Request - Print exactly the lines from the first one down to the line that contains "import * as", both included, and skip the pictures.

__________

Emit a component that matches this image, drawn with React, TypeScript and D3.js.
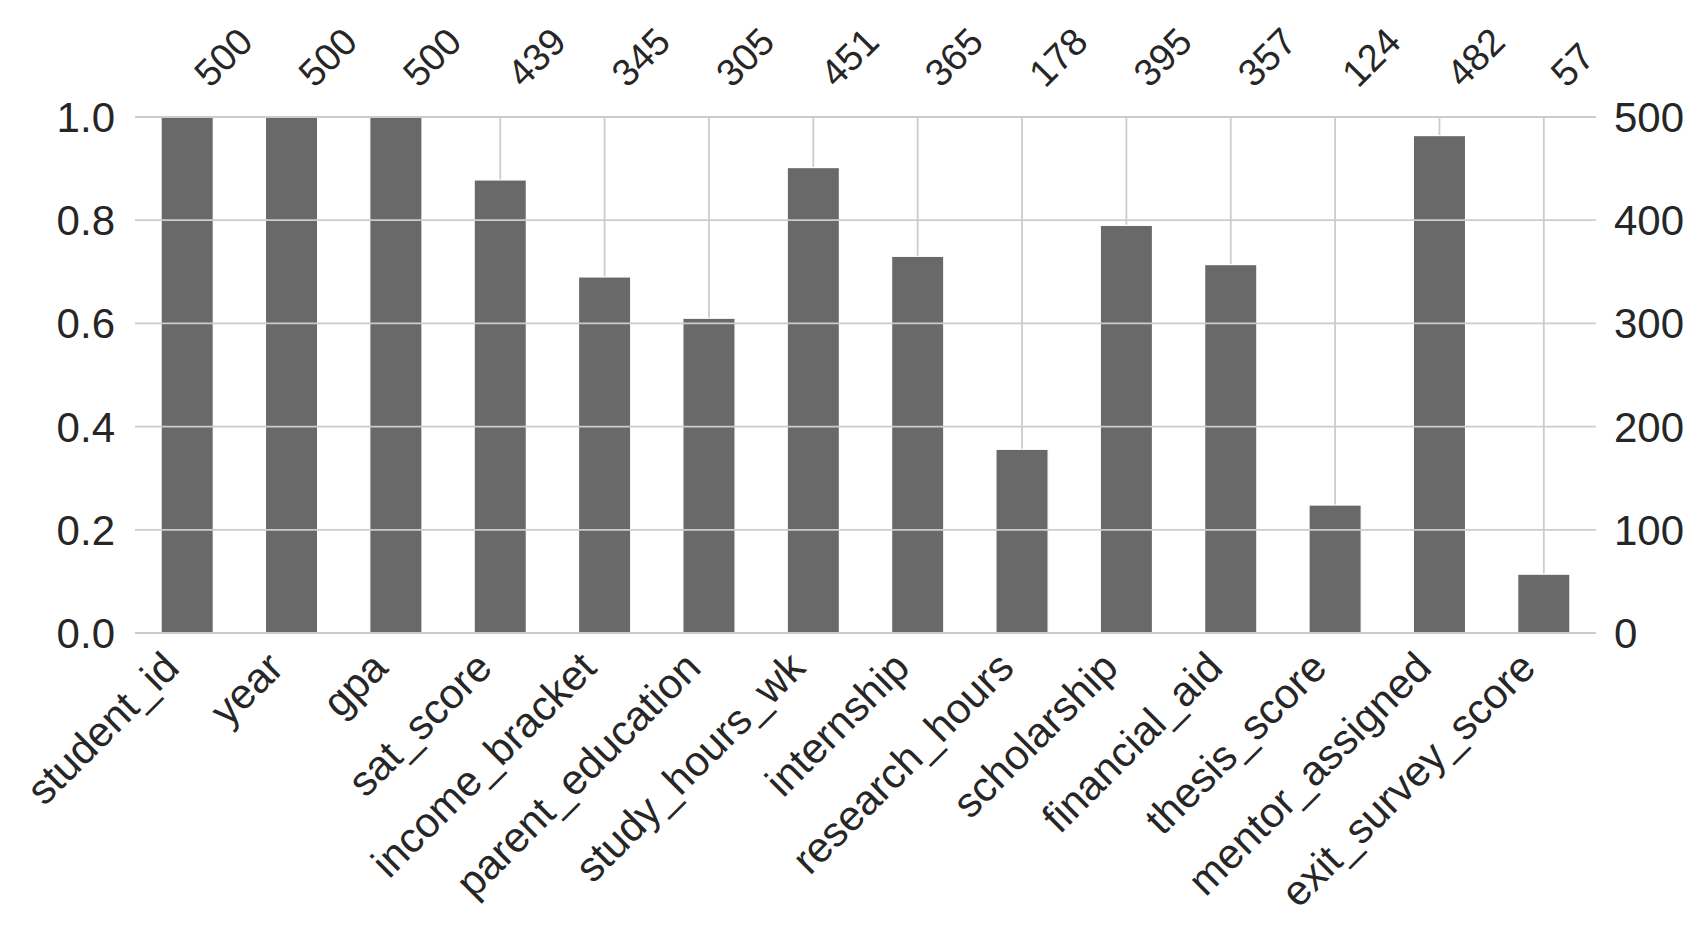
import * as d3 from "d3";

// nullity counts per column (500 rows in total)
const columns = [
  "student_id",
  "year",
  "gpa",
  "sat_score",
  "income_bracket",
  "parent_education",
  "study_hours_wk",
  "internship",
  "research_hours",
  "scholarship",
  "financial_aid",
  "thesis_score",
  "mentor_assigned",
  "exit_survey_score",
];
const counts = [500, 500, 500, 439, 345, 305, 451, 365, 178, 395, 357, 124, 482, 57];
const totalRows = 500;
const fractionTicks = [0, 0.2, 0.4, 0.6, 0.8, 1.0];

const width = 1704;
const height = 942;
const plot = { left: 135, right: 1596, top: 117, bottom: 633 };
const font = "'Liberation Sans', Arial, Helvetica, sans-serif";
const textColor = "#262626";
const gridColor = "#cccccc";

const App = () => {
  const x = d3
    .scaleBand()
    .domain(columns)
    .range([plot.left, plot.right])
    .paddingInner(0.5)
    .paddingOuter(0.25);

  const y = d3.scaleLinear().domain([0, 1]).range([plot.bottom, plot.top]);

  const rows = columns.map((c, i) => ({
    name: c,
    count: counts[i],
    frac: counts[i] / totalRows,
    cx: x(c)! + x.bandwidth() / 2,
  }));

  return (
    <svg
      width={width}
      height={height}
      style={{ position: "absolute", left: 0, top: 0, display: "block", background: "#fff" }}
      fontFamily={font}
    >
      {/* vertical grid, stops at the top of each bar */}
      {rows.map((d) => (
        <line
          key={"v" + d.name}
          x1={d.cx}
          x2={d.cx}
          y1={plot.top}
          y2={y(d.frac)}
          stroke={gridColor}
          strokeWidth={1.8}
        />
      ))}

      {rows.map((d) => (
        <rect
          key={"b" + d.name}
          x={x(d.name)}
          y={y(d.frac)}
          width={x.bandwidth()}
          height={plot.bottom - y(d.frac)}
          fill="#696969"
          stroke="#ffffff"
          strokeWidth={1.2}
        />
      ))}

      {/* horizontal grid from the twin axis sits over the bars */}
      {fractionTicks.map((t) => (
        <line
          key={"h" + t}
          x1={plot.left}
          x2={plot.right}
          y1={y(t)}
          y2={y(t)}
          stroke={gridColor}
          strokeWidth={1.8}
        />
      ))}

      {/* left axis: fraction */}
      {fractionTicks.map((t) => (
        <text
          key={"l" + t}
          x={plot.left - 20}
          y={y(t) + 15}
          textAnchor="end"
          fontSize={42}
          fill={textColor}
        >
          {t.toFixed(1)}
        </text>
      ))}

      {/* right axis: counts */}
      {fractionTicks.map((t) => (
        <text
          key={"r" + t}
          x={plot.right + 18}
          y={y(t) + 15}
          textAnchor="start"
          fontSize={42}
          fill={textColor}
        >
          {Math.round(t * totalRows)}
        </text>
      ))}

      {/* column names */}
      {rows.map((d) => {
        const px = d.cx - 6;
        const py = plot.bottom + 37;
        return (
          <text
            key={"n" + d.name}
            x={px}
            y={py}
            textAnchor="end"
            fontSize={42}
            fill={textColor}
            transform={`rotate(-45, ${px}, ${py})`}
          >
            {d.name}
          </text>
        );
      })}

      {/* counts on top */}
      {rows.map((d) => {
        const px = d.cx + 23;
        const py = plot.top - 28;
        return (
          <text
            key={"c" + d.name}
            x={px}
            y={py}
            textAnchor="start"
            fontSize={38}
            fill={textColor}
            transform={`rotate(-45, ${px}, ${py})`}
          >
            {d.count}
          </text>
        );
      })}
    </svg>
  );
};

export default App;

__________

Exercise result -
Emit a component that matches this image, drawn with React, TypeScript and D3.js.
import * as d3 from "d3";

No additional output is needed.